With Tuesday lows forecast to keep approaching or going below the freezing level in the Northeast and Midwest, spot prices recorded double-digit gains at all points Monday. The return of industrial load from its holiday weekend decline and the previous Thursday’s 4.1-cent increase by April futures also provided small measures of support for the cash market.

Increases ranged from about a quarter to a little more than 85 cents.

With SoCalGas lifting Monday a high-linepack OFO that had been in effect since the previous Thursday, the Southern California border reclaimed to the penny the 88-cent loss it had seen Thursday. The Southwest basins and Arizona/Nevada market also were up strongly as some early 2008 cooling load is beginning to surface. El Paso, TX, and Phoenix are expected to reach highs Tuesday of 85 and 90 degrees, respectively, according to Madison, WI-based Weather Central.

Meanwhile, however, it is the lingering vestiges of winter in northern market areas that primarily drove Monday’s rebound from across the board losses in Thursday’s trading for the Good Friday/Easter holiday weekend. Temperatures are not expected to get above the 30s and 40s Tuesday in the Great Lakes region and upper Northeast, The Weather Channel said.

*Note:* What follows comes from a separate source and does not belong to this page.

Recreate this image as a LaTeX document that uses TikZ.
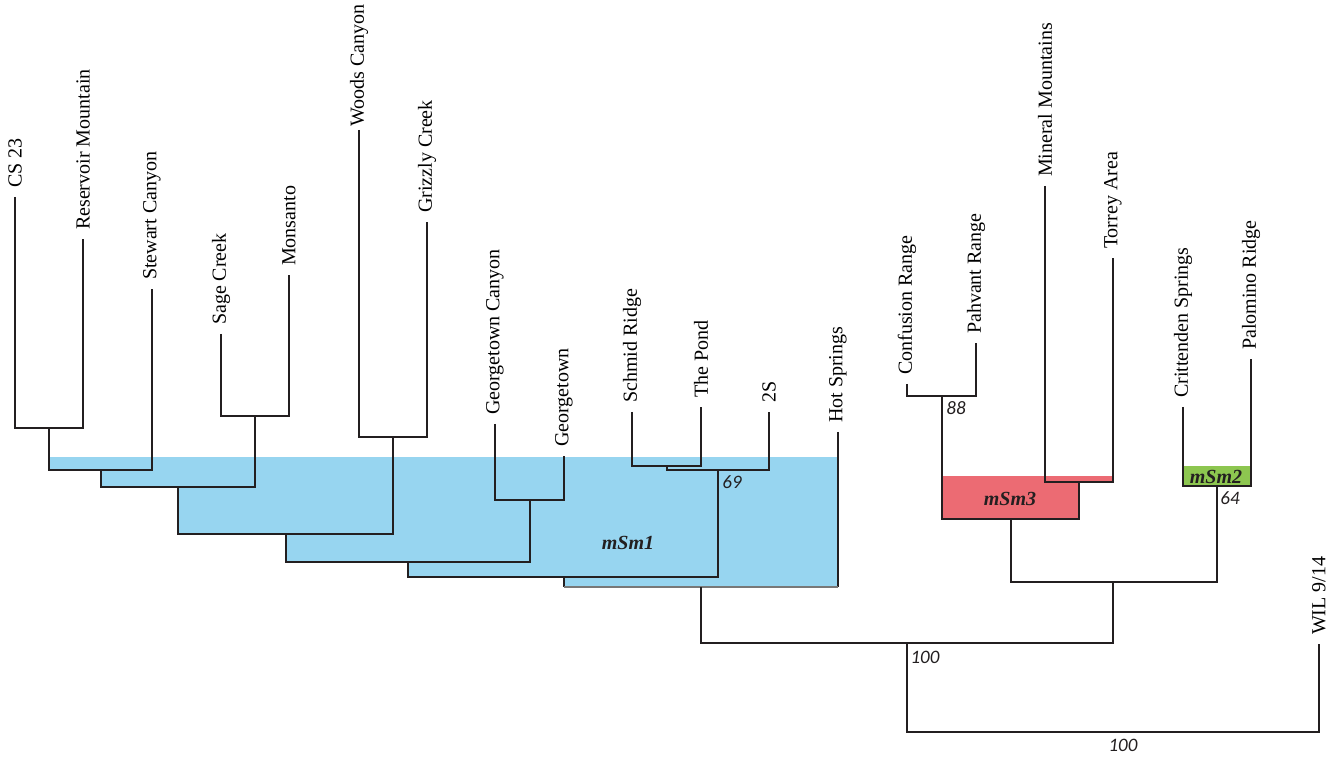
\documentclass[tikz,border=0pt]{standalone}
\usepackage{fontspec}
\setmainfont{Liberation Serif}
\newfontfamily\bootfont{Carlito}
\definecolor{branch}{HTML}{231F20}
\definecolor{msm blue}{RGB}{151,213,240}
\definecolor{msm red}{RGB}{236,107,115}
\definecolor{msm green}{RGB}{141,198,80}
\definecolor{bar gray}{RGB}{120,120,120}

\begin{document}
\begin{tikzpicture}[x=0.5pt, y=-0.5pt, line width=1.1pt, draw=branch,
  leaf/.style={rotate=90, anchor=west, inner xsep=4pt, inner ysep=0pt, font=\fontsize{10}{12}\selectfont},
  boot/.style={inner sep=0pt, font=\bootfont\itshape\fontsize{9.5}{11}\selectfont, text=branch},
  clade/.style={inner sep=0pt, font=\fontsize{10}{12}\selectfont\bfseries\itshape, text=branch}]
  \useasboundingbox (0,0) rectangle (1342,758);
  \fill [msm blue] (49,457) -| (838,587) -| (564,577) -| (408,562) -| (286,534) -| (178,487) -| (101,470) -- (49,470) -- cycle;
  \fill [msm red] (942,476) -| (1113,482) -| (1079,519) -- (942,519) -- cycle;
  \fill [msm green] (1183,466) rectangle (1251,486);
  \node (cs23) [leaf] at (15,197) {CS 23};
  \node (res) [leaf] at (83,239) {Reservoir Mountain};
  \node (stew) [leaf] at (152,289) {Stewart Canyon};
  \node (sage) [leaf] at (221,334) {Sage Creek};
  \node (mons) [leaf] at (289,275) {Monsanto};
  \node (woods) [leaf, inner xsep=1pt] at (359,130) {Woods Canyon};
  \node (griz) [leaf] at (427,222) {Grizzly Creek};
  \node (gcan) [leaf] at (495,424) {Georgetown Canyon};
  \node (gtown) [leaf] at (564,456) {Georgetown};
  \node (schmid) [leaf] at (632,412) {Schmid Ridge};
  \node (pond) [leaf] at (701,407) {The Pond};
  \node (twos) [leaf] at (769,412) {2S};
  \node (hot) [leaf] at (838,432) {Hot Springs};
  \node (conf) [leaf] at (907,384) {Confusion Range};
  \node (pahv) [leaf] at (976,343) {Pahvant Range};
  \node (mineral) [leaf] at (1045,186) {Mineral Mountains};
  \node (torrey) [leaf] at (1113,258) {Torrey Area};
  \node (crit) [leaf] at (1183,407) {Crittenden Springs};
  \node (palo) [leaf] at (1251,359) {Palomino Ridge};
  \node (wil) [leaf] at (1319,644) {WIL 9/14};
  \coordinate (n1) at (49,428);   \coordinate (n2) at (101,470);  \coordinate (n3) at (255,416);
  \coordinate (n4) at (178,487);  \coordinate (n5) at (393,437);  \coordinate (n6) at (286,534);
  \coordinate (n7) at (530,500);  \coordinate (n8) at (408,562);  \coordinate (n9) at (667,466);
  \coordinate (n10) at (718,470); \coordinate (n11) at (564,577); \coordinate (n12) at (701,587);
  \coordinate (n13) at (942,396); \coordinate (n14) at (1079,482); \coordinate (n15) at (1011,519);
  \coordinate (n16) at (1217,486); \coordinate (n17) at (1113,582); \coordinate (n18) at (907,643);
  \coordinate (n19) at (1113,732);
  \draw (cs23.west) |- (n1) -| (res.west) (n1) |- (n2) -| (stew.west);
  \draw (sage.west) |- (n3) -| (mons.west) (n2) |- (n4) -| (n3);
  \draw (woods.west) |- (n5) -| (griz.west) (n4) |- (n6) -| (n5);
  \draw (gcan.west) |- (n7) -| (gtown.west) (n6) |- (n8) -| (n7);
  \draw (schmid.west) |- (n9) -| (pond.west) (n9) |- (n10) -| (twos.west) (n8) |- (n11) -| (n10);
  \draw (n11) -- (n11 |- n12) (hot.west) -- (hot.west |- n12);
  \draw [bar gray] (n11 |- n12) -- (hot.west |- n12);
  \draw (conf.west) |- (n13) -| (pahv.west) (mineral.west) |- (n14) -| (torrey.west) (n13) |- (n15) -| (n14);
  \draw (crit.west) |- (n16) -| (palo.west) (n15) |- (n17) -| (n16);
  \draw (n12) |- (n18) -| (n17) (n18) |- (n19) -| (wil.west);
  \node (m1) [clade] at (628,543) {mSm1};
  \node (m3) [clade] at (1010,499) {mSm3};
  \node (m2) [clade] at (1216,477) {mSm2};
  \node (b69) [boot] at (732,482) {69};
  \node (b88) [boot] at (956,408) {88};
  \node (b64) [boot] at (1230,498) {64};
  \node (b100a) [boot] at (925,657) {100};
  \node (b100b) [boot] at (1123,745) {100};
\end{tikzpicture}
\end{document}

Although much of the Southeast will get a frosty start to the day Tuesday, “temperatures will climb nicely,” TWC said. The region’s western end is expected to see highs climbing back into the 70s following a chilly weekend.

Outside the heat levels starting to build in the Southwest, western highs will continue to be freezing in the upper Rockies and in the 40s and 50s in the Pacific Northwest, TWC said.

The often-delayed start-up of full operations in the Rockies Express (REX) Pipeline’s REX-West segment has been postponed again (see related story). Project sponsors once again cited adverse weather as the chief reason why the completion of the 210-mile segment from the ANR interconnect in Brown County, KS, to the Panhandle Eastern interconnect in Audrain County, MO, has been extended to mid-April. Until Thursday afternoon’s posting the projected in-service date for the segment had been late March.

In a disconnect from a near-dollar dive by May crude oil, the April natural gas futures contract was able to rise 26.4 cents Monday.

But a Gulf Coast producer said he didn’t think Monday’s screen strength will be enough to keep cash prices from sliding Tuesday. Several LDCs that his company normally would have expected to sell spot gas to Monday weren’t buying because of predictions of moderating temperatures in their service areas, he said.

The producer reported getting a slight jump on bidweek by doing a lot of index deals for April Monday. He said he traded Transco Station 30 at index minus half a cent, Tennessee Zone 0 at index flat, and several other Gulf Coast points at index plus small premiums.

The number of drilling rigs actively searching for natural gas in the United States fell by eight to 1,433 during the week ending March 21, according to the Baker Hughes Rotary Rig Count (https://intelligencepress.com/features/bakerhughes/). Six rigs went inactive onshore while the Gulf of Mexico lost two, Baker Hughes said. Its total tally was flat compared to a month earlier and down 2% from the year-ago level.